▶ THE REQUEST: Your task is to copy the listing exactly, with the pictures left out.

▶ PROVIDED MATERIAL:
↓

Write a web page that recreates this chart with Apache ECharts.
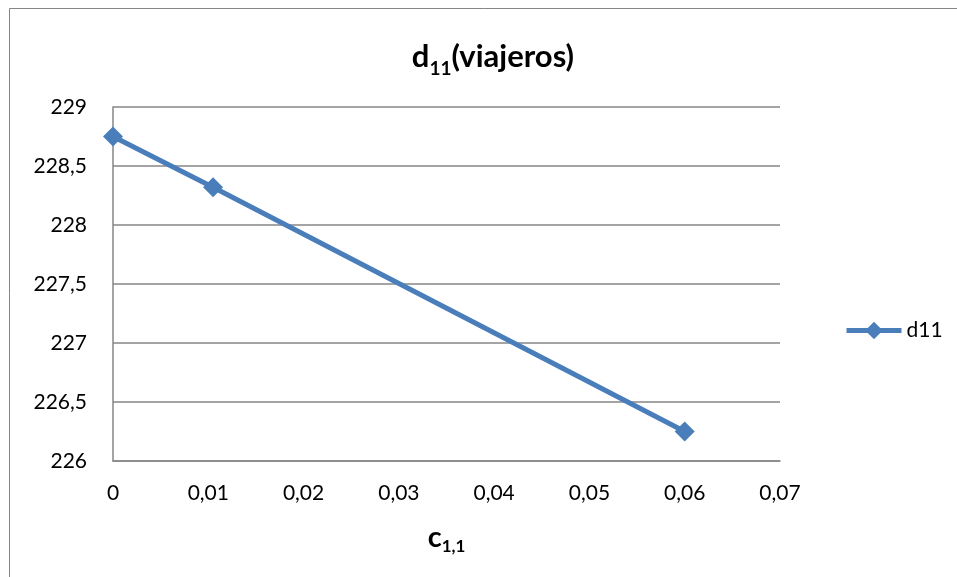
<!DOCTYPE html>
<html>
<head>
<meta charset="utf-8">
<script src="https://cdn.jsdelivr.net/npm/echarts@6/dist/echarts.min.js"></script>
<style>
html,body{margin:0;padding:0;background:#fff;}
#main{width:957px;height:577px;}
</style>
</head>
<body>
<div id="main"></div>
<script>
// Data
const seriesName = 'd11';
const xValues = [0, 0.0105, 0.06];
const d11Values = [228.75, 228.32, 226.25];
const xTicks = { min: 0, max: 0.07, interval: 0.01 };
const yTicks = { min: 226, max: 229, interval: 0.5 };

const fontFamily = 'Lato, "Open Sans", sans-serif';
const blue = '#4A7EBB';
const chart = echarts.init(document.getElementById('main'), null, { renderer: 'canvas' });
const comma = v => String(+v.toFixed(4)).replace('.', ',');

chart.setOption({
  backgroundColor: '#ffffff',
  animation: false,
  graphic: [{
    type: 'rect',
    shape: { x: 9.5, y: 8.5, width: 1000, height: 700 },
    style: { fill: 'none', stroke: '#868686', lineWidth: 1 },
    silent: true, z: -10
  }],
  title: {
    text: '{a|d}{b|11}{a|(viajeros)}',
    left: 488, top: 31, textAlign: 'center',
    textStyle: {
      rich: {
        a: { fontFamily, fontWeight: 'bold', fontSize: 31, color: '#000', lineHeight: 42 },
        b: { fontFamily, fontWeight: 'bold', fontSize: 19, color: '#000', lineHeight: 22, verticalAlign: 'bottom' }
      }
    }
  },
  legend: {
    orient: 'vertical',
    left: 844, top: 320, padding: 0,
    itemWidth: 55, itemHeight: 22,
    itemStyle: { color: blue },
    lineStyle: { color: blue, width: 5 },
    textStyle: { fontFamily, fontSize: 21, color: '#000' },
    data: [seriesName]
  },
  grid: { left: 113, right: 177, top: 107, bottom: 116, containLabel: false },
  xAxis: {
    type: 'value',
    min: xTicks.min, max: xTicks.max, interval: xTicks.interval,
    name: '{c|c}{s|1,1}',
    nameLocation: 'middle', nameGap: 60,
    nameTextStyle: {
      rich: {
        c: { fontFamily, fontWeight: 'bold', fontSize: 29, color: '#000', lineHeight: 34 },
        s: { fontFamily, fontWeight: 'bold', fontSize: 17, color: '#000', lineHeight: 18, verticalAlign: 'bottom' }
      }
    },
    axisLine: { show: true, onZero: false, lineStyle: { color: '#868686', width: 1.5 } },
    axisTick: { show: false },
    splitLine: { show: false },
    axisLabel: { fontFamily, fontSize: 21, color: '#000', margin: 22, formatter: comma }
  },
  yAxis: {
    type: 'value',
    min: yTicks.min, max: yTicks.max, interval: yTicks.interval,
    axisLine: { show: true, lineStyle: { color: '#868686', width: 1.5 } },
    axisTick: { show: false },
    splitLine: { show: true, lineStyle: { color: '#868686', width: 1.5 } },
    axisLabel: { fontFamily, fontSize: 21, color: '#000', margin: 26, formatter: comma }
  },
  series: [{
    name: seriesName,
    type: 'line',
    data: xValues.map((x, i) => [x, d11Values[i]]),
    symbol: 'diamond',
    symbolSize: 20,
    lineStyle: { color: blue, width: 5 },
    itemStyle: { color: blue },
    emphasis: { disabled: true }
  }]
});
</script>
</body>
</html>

↑

▶ FINISHED ANSWER:
Write a web page that recreates this chart with Apache ECharts.
<!DOCTYPE html>
<html>
<head>
<meta charset="utf-8">
<script src="https://cdn.jsdelivr.net/npm/echarts@6/dist/echarts.min.js"></script>
<style>
html,body{margin:0;padding:0;background:#fff;}
#main{width:957px;height:577px;}
</style>
</head>
<body>
<div id="main"></div>
<script>
// Data
const seriesName = 'd11';
const xValues = [0, 0.0105, 0.06];
const d11Values = [228.75, 228.32, 226.25];
const xTicks = { min: 0, max: 0.07, interval: 0.01 };
const yTicks = { min: 226, max: 229, interval: 0.5 };

const fontFamily = 'Lato, "Open Sans", sans-serif';
const blue = '#4A7EBB';
const chart = echarts.init(document.getElementById('main'), null, { renderer: 'canvas' });
const comma = v => String(+v.toFixed(4)).replace('.', ',');

chart.setOption({
  backgroundColor: '#ffffff',
  animation: false,
  graphic: [{
    type: 'rect',
    shape: { x: 9.5, y: 8.5, width: 1000, height: 700 },
    style: { fill: 'none', stroke: '#868686', lineWidth: 1 },
    silent: true, z: -10
  }],
  title: {
    text: '{a|d}{b|11}{a|(viajeros)}',
    left: 488, top: 31, textAlign: 'center',
    textStyle: {
      rich: {
        a: { fontFamily, fontWeight: 'bold', fontSize: 31, color: '#000', lineHeight: 42 },
        b: { fontFamily, fontWeight: 'bold', fontSize: 19, color: '#000', lineHeight: 22, verticalAlign: 'bottom' }
      }
    }
  },
  legend: {
    orient: 'vertical',
    left: 844, top: 320, padding: 0,
    itemWidth: 55, itemHeight: 22,
    itemStyle: { color: blue },
    lineStyle: { color: blue, width: 5 },
    textStyle: { fontFamily, fontSize: 21, color: '#000' },
    data: [seriesName]
  },
  grid: { left: 113, right: 177, top: 107, bottom: 116, containLabel: false },
  xAxis: {
    type: 'value',
    min: xTicks.min, max: xTicks.max, interval: xTicks.interval,
    name: '{c|c}{s|1,1}',
    nameLocation: 'middle', nameGap: 60,
    nameTextStyle: {
      rich: {
        c: { fontFamily, fontWeight: 'bold', fontSize: 29, color: '#000', lineHeight: 34 },
        s: { fontFamily, fontWeight: 'bold', fontSize: 17, color: '#000', lineHeight: 18, verticalAlign: 'bottom' }
      }
    },
    axisLine: { show: true, onZero: false, lineStyle: { color: '#868686', width: 1.5 } },
    axisTick: { show: false },
    splitLine: { show: false },
    axisLabel: { fontFamily, fontSize: 21, color: '#000', margin: 22, formatter: comma }
  },
  yAxis: {
    type: 'value',
    min: yTicks.min, max: yTicks.max, interval: yTicks.interval,
    axisLine: { show: true, lineStyle: { color: '#868686', width: 1.5 } },
    axisTick: { show: false },
    splitLine: { show: true, lineStyle: { color: '#868686', width: 1.5 } },
    axisLabel: { fontFamily, fontSize: 21, color: '#000', margin: 26, formatter: comma }
  },
  series: [{
    name: seriesName,
    type: 'line',
    data: xValues.map((x, i) => [x, d11Values[i]]),
    symbol: 'diamond',
    symbolSize: 20,
    lineStyle: { color: blue, width: 5 },
    itemStyle: { color: blue },
    emphasis: { disabled: true }
  }]
});
</script>
</body>
</html>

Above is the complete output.